To be done -> Repeat every line, exactly, from the very first through the one where "import seaborn as sns" appears. Add nothing else.
[start]
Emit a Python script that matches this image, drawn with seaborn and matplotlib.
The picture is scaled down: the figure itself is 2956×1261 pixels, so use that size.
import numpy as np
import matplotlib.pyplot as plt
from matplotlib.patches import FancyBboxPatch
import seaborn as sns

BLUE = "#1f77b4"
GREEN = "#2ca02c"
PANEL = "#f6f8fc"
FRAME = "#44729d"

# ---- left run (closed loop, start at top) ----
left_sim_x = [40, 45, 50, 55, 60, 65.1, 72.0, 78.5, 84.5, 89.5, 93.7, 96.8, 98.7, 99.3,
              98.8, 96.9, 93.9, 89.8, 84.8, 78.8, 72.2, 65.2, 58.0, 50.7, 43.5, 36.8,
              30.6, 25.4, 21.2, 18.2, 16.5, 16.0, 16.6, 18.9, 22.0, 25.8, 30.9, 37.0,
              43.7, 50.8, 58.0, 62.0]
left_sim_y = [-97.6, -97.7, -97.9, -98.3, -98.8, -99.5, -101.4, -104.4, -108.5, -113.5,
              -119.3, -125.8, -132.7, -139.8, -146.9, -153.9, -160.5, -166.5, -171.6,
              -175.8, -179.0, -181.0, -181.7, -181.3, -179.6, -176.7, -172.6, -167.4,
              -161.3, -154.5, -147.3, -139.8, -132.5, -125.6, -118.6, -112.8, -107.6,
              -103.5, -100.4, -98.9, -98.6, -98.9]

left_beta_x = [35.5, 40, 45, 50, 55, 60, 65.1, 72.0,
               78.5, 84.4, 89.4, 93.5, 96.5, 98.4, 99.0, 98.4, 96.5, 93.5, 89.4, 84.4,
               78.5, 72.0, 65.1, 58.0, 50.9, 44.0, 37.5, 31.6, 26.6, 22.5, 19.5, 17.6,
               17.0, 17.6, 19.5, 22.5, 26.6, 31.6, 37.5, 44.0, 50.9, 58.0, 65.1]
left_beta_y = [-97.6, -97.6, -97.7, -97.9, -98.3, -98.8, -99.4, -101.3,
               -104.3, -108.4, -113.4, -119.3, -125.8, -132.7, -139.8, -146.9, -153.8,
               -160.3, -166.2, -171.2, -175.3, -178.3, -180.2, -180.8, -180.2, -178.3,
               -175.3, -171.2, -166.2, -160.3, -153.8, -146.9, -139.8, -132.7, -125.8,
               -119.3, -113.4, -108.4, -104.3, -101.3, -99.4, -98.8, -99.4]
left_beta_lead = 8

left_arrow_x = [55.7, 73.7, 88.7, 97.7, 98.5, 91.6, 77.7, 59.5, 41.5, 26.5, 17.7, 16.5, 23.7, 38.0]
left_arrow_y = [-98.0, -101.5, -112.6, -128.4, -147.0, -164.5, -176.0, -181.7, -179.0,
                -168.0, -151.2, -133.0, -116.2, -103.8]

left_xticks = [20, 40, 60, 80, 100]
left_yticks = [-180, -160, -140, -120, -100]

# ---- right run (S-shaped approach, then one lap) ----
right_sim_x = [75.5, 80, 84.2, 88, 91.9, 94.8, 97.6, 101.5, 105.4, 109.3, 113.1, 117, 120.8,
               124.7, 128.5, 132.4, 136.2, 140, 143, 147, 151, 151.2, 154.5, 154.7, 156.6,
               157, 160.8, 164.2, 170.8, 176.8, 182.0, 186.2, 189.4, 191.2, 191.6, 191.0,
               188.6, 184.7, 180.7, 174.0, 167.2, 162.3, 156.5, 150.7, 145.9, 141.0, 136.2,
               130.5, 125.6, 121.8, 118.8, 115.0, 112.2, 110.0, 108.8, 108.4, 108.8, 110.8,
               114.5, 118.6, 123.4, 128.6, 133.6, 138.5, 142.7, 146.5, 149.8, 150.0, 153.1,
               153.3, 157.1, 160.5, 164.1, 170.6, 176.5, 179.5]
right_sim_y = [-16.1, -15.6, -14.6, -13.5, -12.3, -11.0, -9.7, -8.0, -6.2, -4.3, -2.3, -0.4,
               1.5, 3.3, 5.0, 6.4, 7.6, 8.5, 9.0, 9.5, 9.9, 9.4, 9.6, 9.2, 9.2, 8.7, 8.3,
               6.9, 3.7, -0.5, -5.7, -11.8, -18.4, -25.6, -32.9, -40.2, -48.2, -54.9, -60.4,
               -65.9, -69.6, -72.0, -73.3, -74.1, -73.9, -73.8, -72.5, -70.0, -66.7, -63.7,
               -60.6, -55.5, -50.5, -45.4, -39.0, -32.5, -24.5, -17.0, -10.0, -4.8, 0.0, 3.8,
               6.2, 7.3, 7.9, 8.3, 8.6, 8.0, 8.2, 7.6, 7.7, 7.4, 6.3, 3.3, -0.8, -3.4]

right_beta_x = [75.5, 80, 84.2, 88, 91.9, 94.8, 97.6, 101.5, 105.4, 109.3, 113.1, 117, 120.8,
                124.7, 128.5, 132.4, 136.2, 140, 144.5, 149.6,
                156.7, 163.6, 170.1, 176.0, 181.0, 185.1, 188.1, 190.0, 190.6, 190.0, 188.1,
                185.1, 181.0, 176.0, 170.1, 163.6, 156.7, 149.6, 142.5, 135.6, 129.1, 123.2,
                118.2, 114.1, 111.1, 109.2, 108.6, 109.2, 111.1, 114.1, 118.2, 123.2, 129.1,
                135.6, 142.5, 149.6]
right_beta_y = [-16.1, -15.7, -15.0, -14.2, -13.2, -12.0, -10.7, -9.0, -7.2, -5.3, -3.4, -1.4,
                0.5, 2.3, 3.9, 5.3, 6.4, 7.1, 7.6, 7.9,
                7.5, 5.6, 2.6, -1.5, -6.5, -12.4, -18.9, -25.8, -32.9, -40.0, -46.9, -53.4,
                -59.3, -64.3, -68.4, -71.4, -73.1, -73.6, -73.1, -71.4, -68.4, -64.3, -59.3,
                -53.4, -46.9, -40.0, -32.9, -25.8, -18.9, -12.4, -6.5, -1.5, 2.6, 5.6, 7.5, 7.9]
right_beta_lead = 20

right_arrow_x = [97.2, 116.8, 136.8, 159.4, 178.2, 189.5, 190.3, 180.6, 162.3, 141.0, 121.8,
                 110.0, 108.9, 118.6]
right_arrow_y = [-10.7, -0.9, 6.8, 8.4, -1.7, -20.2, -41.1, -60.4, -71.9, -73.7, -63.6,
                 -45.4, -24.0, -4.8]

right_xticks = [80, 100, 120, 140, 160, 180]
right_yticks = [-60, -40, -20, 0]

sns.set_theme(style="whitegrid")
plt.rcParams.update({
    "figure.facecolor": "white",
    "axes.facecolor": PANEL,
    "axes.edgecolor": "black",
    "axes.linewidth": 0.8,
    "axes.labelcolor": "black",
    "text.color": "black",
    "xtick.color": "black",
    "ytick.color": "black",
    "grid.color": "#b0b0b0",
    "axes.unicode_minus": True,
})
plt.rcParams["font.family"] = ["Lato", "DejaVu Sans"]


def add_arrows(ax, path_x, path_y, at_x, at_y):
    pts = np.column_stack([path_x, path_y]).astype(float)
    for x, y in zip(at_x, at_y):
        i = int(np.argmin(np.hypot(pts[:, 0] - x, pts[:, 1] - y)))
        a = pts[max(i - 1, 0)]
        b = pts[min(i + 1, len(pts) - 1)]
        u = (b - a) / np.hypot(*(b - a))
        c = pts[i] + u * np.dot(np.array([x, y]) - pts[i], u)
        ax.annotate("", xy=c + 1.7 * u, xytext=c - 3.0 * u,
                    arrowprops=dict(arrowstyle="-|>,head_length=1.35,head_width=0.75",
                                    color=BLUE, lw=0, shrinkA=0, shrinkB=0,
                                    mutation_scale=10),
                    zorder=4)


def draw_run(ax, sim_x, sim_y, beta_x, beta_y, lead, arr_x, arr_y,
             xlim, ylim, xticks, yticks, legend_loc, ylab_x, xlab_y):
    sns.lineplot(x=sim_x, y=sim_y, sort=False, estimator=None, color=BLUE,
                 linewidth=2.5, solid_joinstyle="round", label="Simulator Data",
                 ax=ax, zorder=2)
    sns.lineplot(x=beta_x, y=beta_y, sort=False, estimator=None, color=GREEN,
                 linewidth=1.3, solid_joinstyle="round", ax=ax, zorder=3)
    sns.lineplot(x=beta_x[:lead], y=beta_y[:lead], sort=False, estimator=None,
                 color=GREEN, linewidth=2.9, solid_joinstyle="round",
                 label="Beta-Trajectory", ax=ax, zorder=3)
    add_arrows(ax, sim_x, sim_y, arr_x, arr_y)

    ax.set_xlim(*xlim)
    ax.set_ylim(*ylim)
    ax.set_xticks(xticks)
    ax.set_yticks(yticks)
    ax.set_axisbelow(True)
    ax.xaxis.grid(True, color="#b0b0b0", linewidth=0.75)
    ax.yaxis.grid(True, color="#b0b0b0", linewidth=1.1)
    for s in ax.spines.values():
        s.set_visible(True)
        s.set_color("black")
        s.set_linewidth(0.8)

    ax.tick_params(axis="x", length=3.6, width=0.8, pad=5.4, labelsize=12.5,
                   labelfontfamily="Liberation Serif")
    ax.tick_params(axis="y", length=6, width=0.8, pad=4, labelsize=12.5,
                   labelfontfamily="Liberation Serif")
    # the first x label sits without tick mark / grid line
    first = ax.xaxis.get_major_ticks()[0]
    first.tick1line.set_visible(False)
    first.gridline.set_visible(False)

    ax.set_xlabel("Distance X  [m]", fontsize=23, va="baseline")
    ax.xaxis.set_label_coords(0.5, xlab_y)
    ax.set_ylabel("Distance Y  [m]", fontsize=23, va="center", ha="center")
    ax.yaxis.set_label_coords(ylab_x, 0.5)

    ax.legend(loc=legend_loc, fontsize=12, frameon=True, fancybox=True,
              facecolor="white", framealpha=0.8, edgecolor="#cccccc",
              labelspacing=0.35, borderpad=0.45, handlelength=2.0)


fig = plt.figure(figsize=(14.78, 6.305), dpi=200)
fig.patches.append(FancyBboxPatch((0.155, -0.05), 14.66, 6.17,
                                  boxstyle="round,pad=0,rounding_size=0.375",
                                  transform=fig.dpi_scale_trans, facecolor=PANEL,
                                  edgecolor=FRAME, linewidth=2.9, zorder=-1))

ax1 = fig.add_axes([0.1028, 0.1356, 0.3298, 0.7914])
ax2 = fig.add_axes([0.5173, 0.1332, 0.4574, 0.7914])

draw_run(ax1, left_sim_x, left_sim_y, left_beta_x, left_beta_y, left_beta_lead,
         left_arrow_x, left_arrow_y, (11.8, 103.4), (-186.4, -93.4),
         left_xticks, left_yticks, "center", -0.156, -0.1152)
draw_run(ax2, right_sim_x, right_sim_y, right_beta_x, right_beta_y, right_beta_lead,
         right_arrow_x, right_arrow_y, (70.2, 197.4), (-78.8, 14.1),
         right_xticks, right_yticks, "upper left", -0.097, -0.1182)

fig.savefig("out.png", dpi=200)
[end]
Problem solution ->
Emit a Python script that matches this image, drawn with seaborn and matplotlib.
The picture is scaled down: the figure itself is 2956×1261 pixels, so use that size.
import numpy as np
import matplotlib.pyplot as plt
from matplotlib.patches import FancyBboxPatch
import seaborn as sns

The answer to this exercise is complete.